Mi
recuerdo más lejano de Ginebra proviene de salir de un tren rozando media noche
en mi Girona natal y ver en las pantallas la indicación de un tren nocturno en
dirección a la ciudad de Calvino. Sabia que la ciudad estaba en Suiza y me
evocaba cierta idea de cosmopolitismo centroeuropeo y una dimensiones que luego
descubrí que no le eran propias.
Creo
que lo que más define esta ciudad vértice del lago Leman es el ser la más
pequeña de las grandes ciudades europeas y la más cosmopolita. Pequeñez forzada
por la frontera francesa y altos montes. Y cosmopolitismo que emerge con los
rezagados del protestantismo escocés y centroeuropeo y que se nutre ahora con
personal de multinacionales y de la diplomacia.
El batiburrillo
de los dardos volterianos, cierto desprecio por la Suiza tudesca, la presencia
de una ciudadanía foránea y el calvinismo cultural latente no han conseguido
caer a Ginebra en la indigencia identitaria. Y es que el mix de cenas y
recepciones glamorosos en Beau Rivage, asesinatos revolucionarios a emperatrices
y la disimulada y moderada desfachatez yupi ginebrina han completado un carácter
sobretodo tranquilo. Un carácter entre lo frío y lo familiar, ni muy alemán, ni
muy francés, ni tan siquiera suizo, sino genuinamente ginebrino.

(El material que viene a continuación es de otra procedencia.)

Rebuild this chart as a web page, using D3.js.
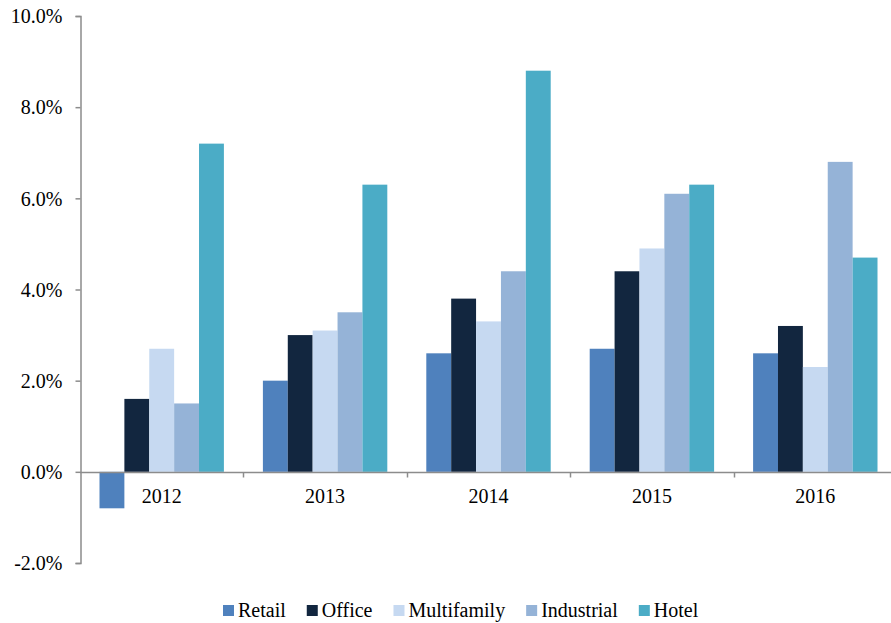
<!DOCTYPE html>
<html>
<head>
<meta charset="utf-8">
<script src="https://cdn.jsdelivr.net/npm/d3@7/dist/d3.min.js"></script>
<style>
  html, body { margin: 0; padding: 0; background: #fff; }
  svg { display: block; }
  svg text { font-family: "Liberation Serif", "Times New Roman", serif !important; fill: #000; }
</style>
</head>
<body>
<div id="chart"></div>
<script>
// Annual growth by property type, 2012–2016 (percent)
const years = ["2012", "2013", "2014", "2015", "2016"];
const seriesNames = ["Retail", "Office", "Multifamily", "Industrial", "Hotel"];
const retail      = [-0.8, 2.0, 2.6, 2.7, 2.6];
const office      = [1.6, 3.0, 3.8, 4.4, 3.2];
const multifamily = [2.7, 3.1, 3.3, 4.9, 2.3];
const industrial  = [1.5, 3.5, 4.4, 6.1, 6.8];
const hotel       = [7.2, 6.3, 8.8, 6.3, 4.7];
const colors = ["#4F81BD", "#12263F", "#C6D9F1", "#95B3D7", "#4BACC6"];
const yTicks = [-2, 0, 2, 4, 6, 8, 10];

const seriesValues = [retail, office, multifamily, industrial, hotel];

const W = 891, H = 623;
const FS = 20;
const FONT = "'Liberation Serif', 'Times New Roman', serif";
const svg = d3.select("#chart").append("svg").attr("width", W).attr("height", H);

const x0 = d3.scaleBand().domain(years).range([80, 897]).padding(0);
const bw = x0.bandwidth();
const x1 = d3.scaleBand().domain(seriesNames).range([19.5, bw - 19.5]).padding(0);
const y = d3.scaleLinear().domain([-2, 10]).range([563, 16]);

const axisColor = "#8c8c8c";

// Bars
const groups = svg.append("g").selectAll("g")
  .data(years)
  .join("g")
  .attr("transform", d => `translate(${x0(d)},0)`);

groups.selectAll("rect")
  .data((d, i) => seriesNames.map((s, k) => ({ s, v: seriesValues[k][i], k })))
  .join("rect")
  .attr("x", d => x1(d.s))
  .attr("width", x1.bandwidth())
  .attr("y", d => y(Math.max(0, d.v)))
  .attr("height", d => Math.abs(y(d.v) - y(0)))
  .attr("fill", d => colors[d.k]);

// Y axis
const yAxis = svg.append("g")
  .attr("transform", "translate(80.5,0)")
  .call(d3.axisLeft(y).tickValues(yTicks).tickFormat(d => d.toFixed(1) + "%").tickSizeOuter(0).tickSize(5).tickPadding(13))
  .attr("font-family", FONT)
  .attr("font-size", FS);
yAxis.select(".domain").attr("stroke", axisColor).attr("stroke-width", 1.5);
yAxis.selectAll(".tick line").attr("stroke", axisColor).attr("stroke-width", 1.5);
yAxis.selectAll(".tick text").style("font-family", FONT).attr("font-size", FS).attr("fill", "#000").attr("dy", "0.34em");

// X axis at zero, with category boundary ticks
const zeroY = Math.round(y(0)) + 0.5;
svg.append("line")
  .attr("x1", 80).attr("x2", W).attr("y1", zeroY).attr("y2", zeroY)
  .attr("stroke", axisColor).attr("stroke-width", 1.5);
svg.append("g").selectAll("line")
  .data(years.slice(1))
  .join("line")
  .attr("x1", d => Math.round(x0(d)) + 0.5).attr("x2", d => Math.round(x0(d)) + 0.5)
  .attr("y1", zeroY).attr("y2", zeroY + 5)
  .attr("stroke", axisColor).attr("stroke-width", 1.5);

svg.append("g").selectAll("text")
  .data(years)
  .join("text")
  .attr("x", d => x0(d) + bw / 2)
  .attr("y", 503)
  .attr("text-anchor", "middle")
  .attr("font-size", FS)
  .style("font-family", FONT)
  .text(d => d);

// Legend
const legend = svg.append("g");
let lx = 223;
seriesNames.forEach((s, k) => {
  legend.append("rect").attr("x", lx).attr("y", 605).attr("width", 11).attr("height", 11).attr("fill", colors[k]);
  const t = legend.append("text").attr("x", lx + 15).attr("y", 617)
    .attr("font-size", FS).style("font-family", FONT).text(s);
  lx += 15 + t.node().getComputedTextLength() + 21;
});
</script>
</body>
</html>
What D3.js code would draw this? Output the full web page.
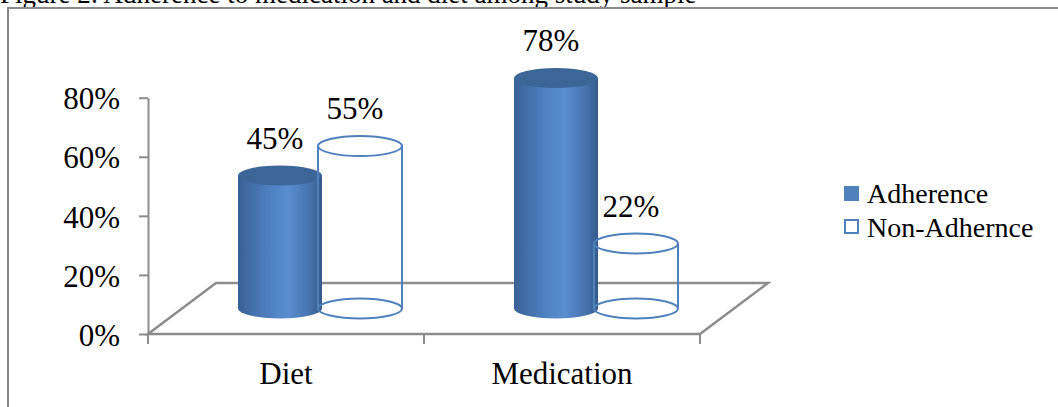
<!DOCTYPE html>
<html><head><meta charset="utf-8">
<script src="https://cdn.jsdelivr.net/npm/d3@7"></script>
<style>
html,body{margin:0;padding:0;background:#fff;overflow:hidden}
svg{display:block}
text{font-family:"Liberation Serif","Times New Roman",serif;fill:#000}
</style></head>
<body>
<svg id="chart" width="1058" height="407"></svg>
<script>
const caption = "Figure 2: Adherence to medication and diet among study sample";
const categories = ["Diet", "Medication"];
const seriesNames = ["Adherence", "Non-Adhernce"];
const adherence = [0.45, 0.78];
const nonAdherence = [0.55, 0.22];
const yTicks = [0, 0.2, 0.4, 0.6, 0.8];

const svg = d3.select("#chart");
const defs = svg.append("defs");
const grad = defs.append("linearGradient").attr("id","cyl").attr("x1","0").attr("x2","1").attr("y1","0").attr("y2","0");
[[0,"#3a6196"],[0.35,"#4d7fbe"],[0.6,"#5a8ed1"],[0.88,"#446fa8"],[1,"#355a8a"]].forEach(([o,c])=>grad.append("stop").attr("offset",o).attr("stop-color",c));

// caption and frame
svg.append("text").attr("x",0).attr("y",3).attr("font-size",27).text(caption);
svg.append("rect").attr("x",8).attr("y",8).attr("width",1200).attr("height",600)
  .attr("fill","none").attr("stroke","#8a8a8a").attr("stroke-width",2);

// geometry
const front = {x0:148, x1:700, y:334};
const depth = {dx:68, dy:-51};
const y = d3.scaleLinear().domain([0,0.8]).range([front.y, 97.7]);
const x = d3.scaleBand().domain(categories).range([front.x0, front.x1]);
const sub = d3.scaleBand().domain(seriesNames).range([-80,80]);
const rx = 42, ry = 10;
const grey = "#8c8c8c";

// floor
const floorPts = [[front.x0,front.y],[front.x0+depth.dx,front.y+depth.dy],[front.x1+depth.dx,front.y+depth.dy],[front.x1,front.y]];
svg.append("path").attr("d", d3.line()(floorPts)+"Z").attr("fill","none").attr("stroke",grey).attr("stroke-width",2.5);

// y axis
const yAxis = d3.axisLeft(y).tickValues(yTicks).tickFormat(d3.format(".0%")).tickSize(9).tickSizeOuter(0).tickPadding(19);
const gy = svg.append("g").attr("transform",`translate(${front.x0},0)`).call(yAxis);
gy.selectAll("path,line").attr("stroke",grey).attr("stroke-width",2);
gy.selectAll("text").attr("font-size",31).attr("font-family","Liberation Serif").attr("fill","#000").attr("dy","0.36em");

// x axis ticks
const bounds = [...categories.map(c=>x(c)), front.x1];
svg.selectAll(".xt").data(bounds).enter().append("line")
  .attr("x1",d=>d).attr("x2",d=>d).attr("y1",front.y).attr("y2",front.y+10)
  .attr("stroke",grey).attr("stroke-width",2);
svg.selectAll(".xl").data(categories).enter().append("text")
  .attr("x",d=>x(d)+x.bandwidth()/2).attr("y",384).attr("text-anchor","middle").attr("font-size",31).text(d=>d);

// cylinders
const mid = {dx:depth.dx/2, dy:depth.dy/2};
const bars = [];
categories.forEach((c,i)=>{
  [adherence[i], nonAdherence[i]].forEach((v,j)=>{
    const cx = x(c)+x.bandwidth()/2 + mid.dx + sub(seriesNames[j]) + sub.bandwidth()/2;
    bars.push({cx, ty:y(v)+mid.dy, by:y(0)+mid.dy, v, j});
  });
});
bars.forEach(b=>{
  const g = svg.append("g");
  if(b.j===0){
    g.append("path").attr("d",
      `M${b.cx-rx},${b.ty} L${b.cx-rx},${b.by} A${rx},${ry} 0 0 0 ${b.cx+rx},${b.by} L${b.cx+rx},${b.ty} Z`)
      .attr("fill","url(#cyl)");
    g.append("ellipse").attr("cx",b.cx).attr("cy",b.ty).attr("rx",rx).attr("ry",ry).attr("fill","#3d6698");
  } else {
    const s = {stroke:"#4f81bd","stroke-width":2,fill:"none"};
    const e1 = g.append("ellipse").attr("cx",b.cx).attr("cy",b.by).attr("rx",rx).attr("ry",ry);
    const l1 = g.append("line").attr("x1",b.cx-rx).attr("x2",b.cx-rx).attr("y1",b.ty).attr("y2",b.by);
    const l2 = g.append("line").attr("x1",b.cx+rx).attr("x2",b.cx+rx).attr("y1",b.ty).attr("y2",b.by);
    const e2 = g.append("ellipse").attr("cx",b.cx).attr("cy",b.ty).attr("rx",rx).attr("ry",ry);
    [e1,l1,l2,e2].forEach(el=>Object.entries(s).forEach(([k,v])=>el.attr(k,v)));
  }
});
// data labels
svg.selectAll(".dl").data(bars).enter().append("text")
  .attr("x",d=>d.cx-5).attr("y",d=>d.ty-ry-17).attr("text-anchor","middle").attr("font-size",31)
  .text(d=>d3.format(".0%")(d.v));

// legend
const lg = svg.append("g").attr("transform","translate(844,186)");
seriesNames.forEach((n,i)=>{
  const r = lg.append("rect").attr("x",i===0?0:1).attr("y",i*33+(i===0?0:1)).attr("width",i===0?15:13).attr("height",i===0?15:13);
  if(i===0) r.attr("fill","#4f81bd"); else r.attr("fill","#fff").attr("stroke","#4f81bd").attr("stroke-width",2);
  lg.append("text").attr("x",23).attr("y",i*34+17).attr("font-size",28).text(n);
});
</script>
</body></html>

El alma de
Ginebra fría es hija del carácter Calvinista que aún perdura y que evita toda
inútil coquetería exterior obligando a la ciudad a una belleza simple y de
líneas rectas y a una alma hogareña y pomposa limitada a la vida de hogar y a
la cortina corrida.
Y a
pesar que mi Ginebra es – por ahora- anglófona, de autobús transfronterizo, de
cenas en bares asturianos, de cervezas en garitos de masas puedo afirmar que
existe una identidad ginebrina, tan difícil de abordar como la londinense y más
diluida que nuevayorkina, pero ciertamente única.